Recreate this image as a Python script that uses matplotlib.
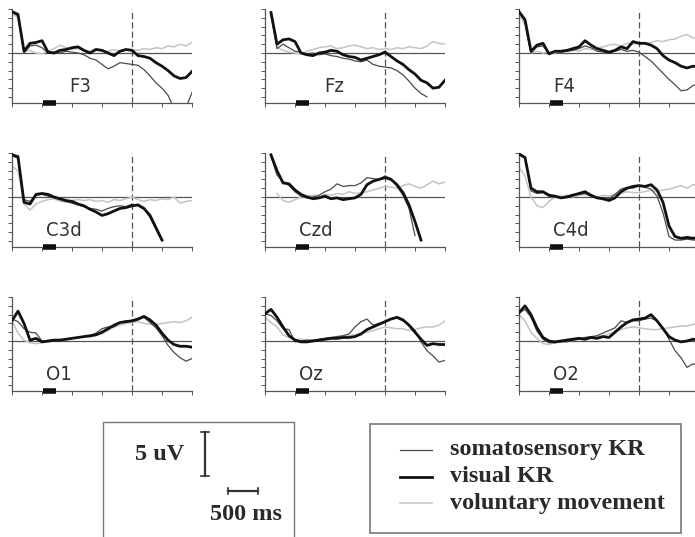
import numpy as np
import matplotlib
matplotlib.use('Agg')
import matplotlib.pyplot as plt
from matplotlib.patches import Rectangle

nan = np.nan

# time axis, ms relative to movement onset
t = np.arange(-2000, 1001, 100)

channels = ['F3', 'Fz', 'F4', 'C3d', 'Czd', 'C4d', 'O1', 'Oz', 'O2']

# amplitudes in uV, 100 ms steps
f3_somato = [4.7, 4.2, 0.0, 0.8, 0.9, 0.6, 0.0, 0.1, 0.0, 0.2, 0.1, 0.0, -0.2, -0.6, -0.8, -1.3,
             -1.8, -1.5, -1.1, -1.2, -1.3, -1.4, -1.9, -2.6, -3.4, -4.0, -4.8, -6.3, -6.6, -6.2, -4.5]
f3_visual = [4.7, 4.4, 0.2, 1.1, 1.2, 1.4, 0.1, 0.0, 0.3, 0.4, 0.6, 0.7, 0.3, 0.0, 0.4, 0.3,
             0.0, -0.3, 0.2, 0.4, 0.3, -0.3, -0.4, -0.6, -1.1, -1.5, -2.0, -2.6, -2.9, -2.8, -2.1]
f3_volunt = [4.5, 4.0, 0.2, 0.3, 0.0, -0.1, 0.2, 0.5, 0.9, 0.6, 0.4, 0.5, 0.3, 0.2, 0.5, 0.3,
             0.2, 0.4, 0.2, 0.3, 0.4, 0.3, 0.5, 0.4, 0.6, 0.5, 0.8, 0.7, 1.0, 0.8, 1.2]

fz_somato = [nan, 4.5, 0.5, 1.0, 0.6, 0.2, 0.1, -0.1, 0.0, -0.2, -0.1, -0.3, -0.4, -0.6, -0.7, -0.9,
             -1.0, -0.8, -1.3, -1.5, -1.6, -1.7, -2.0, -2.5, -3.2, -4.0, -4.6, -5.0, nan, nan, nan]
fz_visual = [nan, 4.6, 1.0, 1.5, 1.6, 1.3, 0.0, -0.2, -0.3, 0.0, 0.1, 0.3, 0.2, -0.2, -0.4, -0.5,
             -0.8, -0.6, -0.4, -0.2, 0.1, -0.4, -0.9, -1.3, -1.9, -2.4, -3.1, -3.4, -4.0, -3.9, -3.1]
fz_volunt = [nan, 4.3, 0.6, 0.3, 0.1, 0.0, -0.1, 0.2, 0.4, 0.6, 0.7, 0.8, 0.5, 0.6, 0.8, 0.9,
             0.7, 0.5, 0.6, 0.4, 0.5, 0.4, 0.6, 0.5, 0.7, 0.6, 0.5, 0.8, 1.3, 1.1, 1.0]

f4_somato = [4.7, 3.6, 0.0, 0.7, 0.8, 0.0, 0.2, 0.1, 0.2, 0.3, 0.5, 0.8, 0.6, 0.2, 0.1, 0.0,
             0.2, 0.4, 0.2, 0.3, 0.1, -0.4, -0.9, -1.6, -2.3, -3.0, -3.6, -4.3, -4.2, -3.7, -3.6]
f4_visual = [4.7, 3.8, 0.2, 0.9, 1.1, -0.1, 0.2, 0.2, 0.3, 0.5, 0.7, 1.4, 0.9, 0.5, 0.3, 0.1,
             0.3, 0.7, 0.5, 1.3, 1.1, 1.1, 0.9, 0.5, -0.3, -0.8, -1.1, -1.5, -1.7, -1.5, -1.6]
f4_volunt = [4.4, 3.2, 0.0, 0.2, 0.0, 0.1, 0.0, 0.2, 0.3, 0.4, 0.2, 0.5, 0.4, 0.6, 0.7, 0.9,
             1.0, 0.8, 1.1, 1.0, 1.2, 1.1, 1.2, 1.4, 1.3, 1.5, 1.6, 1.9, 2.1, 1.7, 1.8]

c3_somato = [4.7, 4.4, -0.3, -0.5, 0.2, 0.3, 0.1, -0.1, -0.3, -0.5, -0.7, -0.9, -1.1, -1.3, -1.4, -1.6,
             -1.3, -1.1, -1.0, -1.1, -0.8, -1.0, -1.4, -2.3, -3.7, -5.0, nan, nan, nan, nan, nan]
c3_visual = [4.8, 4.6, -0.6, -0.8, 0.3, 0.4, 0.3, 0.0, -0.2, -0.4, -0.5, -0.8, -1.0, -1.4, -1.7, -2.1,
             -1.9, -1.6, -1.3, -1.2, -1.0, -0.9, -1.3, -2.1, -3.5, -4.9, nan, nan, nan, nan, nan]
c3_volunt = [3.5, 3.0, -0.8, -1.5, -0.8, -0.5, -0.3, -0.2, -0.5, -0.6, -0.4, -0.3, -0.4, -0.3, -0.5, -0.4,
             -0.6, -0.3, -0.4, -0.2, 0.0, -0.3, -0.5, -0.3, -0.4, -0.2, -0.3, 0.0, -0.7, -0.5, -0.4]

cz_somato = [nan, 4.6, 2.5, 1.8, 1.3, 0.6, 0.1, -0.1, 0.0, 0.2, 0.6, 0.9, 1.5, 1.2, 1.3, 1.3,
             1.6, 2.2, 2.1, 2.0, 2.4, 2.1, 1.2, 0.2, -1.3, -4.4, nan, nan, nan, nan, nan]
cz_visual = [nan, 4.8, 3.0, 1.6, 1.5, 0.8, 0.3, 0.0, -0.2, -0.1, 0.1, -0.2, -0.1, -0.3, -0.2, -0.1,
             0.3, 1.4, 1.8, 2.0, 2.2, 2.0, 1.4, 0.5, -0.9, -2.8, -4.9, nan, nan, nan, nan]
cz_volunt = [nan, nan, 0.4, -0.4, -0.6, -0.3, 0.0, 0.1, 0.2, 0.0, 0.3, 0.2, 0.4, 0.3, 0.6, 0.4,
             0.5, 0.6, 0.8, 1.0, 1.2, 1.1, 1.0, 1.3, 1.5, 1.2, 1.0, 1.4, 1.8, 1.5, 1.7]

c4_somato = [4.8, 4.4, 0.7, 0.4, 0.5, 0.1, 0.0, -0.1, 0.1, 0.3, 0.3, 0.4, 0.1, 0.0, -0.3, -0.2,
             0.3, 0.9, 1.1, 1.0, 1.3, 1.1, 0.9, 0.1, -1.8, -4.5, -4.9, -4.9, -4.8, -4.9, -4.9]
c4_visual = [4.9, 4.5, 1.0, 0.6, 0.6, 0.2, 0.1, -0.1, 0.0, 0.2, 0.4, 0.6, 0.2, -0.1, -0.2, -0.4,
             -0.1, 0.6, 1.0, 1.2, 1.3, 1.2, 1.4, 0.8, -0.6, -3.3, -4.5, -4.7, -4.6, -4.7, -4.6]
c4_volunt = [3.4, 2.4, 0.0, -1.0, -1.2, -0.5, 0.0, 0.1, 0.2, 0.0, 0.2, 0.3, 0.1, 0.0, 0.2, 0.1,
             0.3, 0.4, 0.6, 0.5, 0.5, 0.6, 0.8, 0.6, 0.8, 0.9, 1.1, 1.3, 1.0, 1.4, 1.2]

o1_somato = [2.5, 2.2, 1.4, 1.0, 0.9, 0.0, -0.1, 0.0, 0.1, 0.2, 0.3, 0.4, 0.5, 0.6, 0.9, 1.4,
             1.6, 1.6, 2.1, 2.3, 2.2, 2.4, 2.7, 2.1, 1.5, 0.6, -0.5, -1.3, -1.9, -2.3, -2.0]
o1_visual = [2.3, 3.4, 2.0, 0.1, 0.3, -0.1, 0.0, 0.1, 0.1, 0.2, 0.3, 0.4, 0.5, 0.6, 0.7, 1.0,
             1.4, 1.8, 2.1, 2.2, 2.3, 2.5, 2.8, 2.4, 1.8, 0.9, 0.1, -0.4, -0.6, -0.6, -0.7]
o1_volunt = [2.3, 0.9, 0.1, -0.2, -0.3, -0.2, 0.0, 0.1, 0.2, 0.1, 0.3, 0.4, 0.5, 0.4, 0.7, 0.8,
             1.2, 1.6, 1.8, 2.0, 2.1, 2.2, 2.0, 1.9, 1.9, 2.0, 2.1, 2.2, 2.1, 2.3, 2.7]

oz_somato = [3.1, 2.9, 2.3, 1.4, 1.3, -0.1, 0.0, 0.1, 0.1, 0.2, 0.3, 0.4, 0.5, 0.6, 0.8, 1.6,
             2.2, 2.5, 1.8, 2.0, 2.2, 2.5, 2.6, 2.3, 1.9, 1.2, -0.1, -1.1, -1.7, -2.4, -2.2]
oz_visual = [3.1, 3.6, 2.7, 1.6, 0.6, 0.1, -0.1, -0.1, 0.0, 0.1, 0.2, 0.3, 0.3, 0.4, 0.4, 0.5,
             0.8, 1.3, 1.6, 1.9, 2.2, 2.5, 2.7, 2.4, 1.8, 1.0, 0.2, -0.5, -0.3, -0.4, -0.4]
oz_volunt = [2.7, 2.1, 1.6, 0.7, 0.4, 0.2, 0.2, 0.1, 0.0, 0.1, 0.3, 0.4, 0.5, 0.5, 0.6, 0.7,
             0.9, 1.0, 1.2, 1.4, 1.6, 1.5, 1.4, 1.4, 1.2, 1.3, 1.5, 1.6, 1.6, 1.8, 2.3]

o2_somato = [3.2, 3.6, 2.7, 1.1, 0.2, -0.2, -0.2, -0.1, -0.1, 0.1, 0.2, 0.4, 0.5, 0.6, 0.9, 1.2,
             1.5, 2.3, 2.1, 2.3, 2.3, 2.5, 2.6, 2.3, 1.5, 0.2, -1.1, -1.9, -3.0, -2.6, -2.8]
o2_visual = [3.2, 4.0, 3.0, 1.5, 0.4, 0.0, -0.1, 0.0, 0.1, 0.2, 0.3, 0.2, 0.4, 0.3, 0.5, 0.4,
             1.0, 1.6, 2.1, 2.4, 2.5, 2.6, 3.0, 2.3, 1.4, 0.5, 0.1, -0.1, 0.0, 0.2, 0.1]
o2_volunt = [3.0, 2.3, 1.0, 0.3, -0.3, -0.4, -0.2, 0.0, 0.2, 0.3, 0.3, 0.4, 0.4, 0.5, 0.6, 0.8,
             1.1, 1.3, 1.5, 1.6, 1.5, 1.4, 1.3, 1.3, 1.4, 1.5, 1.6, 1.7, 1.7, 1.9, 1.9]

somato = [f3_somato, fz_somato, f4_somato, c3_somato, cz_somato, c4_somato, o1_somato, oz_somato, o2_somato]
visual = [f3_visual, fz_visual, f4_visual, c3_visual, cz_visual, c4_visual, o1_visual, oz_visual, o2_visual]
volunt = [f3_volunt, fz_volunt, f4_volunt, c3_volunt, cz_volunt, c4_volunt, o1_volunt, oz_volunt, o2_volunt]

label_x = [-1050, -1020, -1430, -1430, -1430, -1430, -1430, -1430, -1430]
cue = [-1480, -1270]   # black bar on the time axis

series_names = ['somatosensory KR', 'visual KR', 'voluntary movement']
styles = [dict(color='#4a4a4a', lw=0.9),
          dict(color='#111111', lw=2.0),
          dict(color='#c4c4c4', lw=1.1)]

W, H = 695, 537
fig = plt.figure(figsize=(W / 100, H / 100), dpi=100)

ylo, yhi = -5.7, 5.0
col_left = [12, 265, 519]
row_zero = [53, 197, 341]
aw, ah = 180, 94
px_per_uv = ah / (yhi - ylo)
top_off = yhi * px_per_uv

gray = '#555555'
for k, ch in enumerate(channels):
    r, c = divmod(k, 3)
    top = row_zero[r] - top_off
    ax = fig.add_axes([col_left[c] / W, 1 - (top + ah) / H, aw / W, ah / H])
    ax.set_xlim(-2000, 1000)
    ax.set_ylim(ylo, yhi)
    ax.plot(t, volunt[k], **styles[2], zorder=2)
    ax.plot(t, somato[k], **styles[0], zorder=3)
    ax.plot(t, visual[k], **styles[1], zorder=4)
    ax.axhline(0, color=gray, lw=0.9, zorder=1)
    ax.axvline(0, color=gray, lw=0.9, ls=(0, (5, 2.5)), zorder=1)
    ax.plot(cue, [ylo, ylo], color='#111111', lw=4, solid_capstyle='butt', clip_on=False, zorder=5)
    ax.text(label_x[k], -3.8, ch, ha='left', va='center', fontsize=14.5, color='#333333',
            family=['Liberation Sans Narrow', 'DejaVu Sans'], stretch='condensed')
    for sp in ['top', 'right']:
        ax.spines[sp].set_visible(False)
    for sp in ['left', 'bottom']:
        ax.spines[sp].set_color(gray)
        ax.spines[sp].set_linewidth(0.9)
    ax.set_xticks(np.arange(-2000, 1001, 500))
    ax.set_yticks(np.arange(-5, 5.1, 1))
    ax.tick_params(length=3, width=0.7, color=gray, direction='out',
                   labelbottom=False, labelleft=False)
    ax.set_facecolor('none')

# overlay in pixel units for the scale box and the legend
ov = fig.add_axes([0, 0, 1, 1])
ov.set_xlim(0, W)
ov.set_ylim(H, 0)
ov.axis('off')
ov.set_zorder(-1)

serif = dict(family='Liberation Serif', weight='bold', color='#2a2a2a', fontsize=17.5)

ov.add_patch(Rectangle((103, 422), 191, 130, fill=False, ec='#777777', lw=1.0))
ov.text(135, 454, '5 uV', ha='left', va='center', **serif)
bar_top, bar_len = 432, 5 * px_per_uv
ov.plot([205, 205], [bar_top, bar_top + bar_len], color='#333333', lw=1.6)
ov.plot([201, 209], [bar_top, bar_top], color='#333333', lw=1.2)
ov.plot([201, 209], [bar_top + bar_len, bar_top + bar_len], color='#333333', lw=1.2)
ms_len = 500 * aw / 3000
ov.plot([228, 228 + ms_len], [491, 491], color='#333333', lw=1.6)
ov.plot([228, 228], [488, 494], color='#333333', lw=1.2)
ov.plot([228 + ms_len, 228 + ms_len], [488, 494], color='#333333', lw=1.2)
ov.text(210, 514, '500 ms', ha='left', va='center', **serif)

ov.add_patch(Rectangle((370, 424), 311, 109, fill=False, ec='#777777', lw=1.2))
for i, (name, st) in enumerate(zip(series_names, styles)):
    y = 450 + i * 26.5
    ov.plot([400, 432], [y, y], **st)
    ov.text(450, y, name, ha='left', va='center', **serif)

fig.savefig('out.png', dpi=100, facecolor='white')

- Request: Exactly restate the lines from the beginning of the data through the line with "nan = np.nan", and no others, keeping pictures out.

- Right answer:
Recreate this image as a Python script that uses matplotlib.
import numpy as np
import matplotlib
matplotlib.use('Agg')
import matplotlib.pyplot as plt
from matplotlib.patches import Rectangle

nan = np.nan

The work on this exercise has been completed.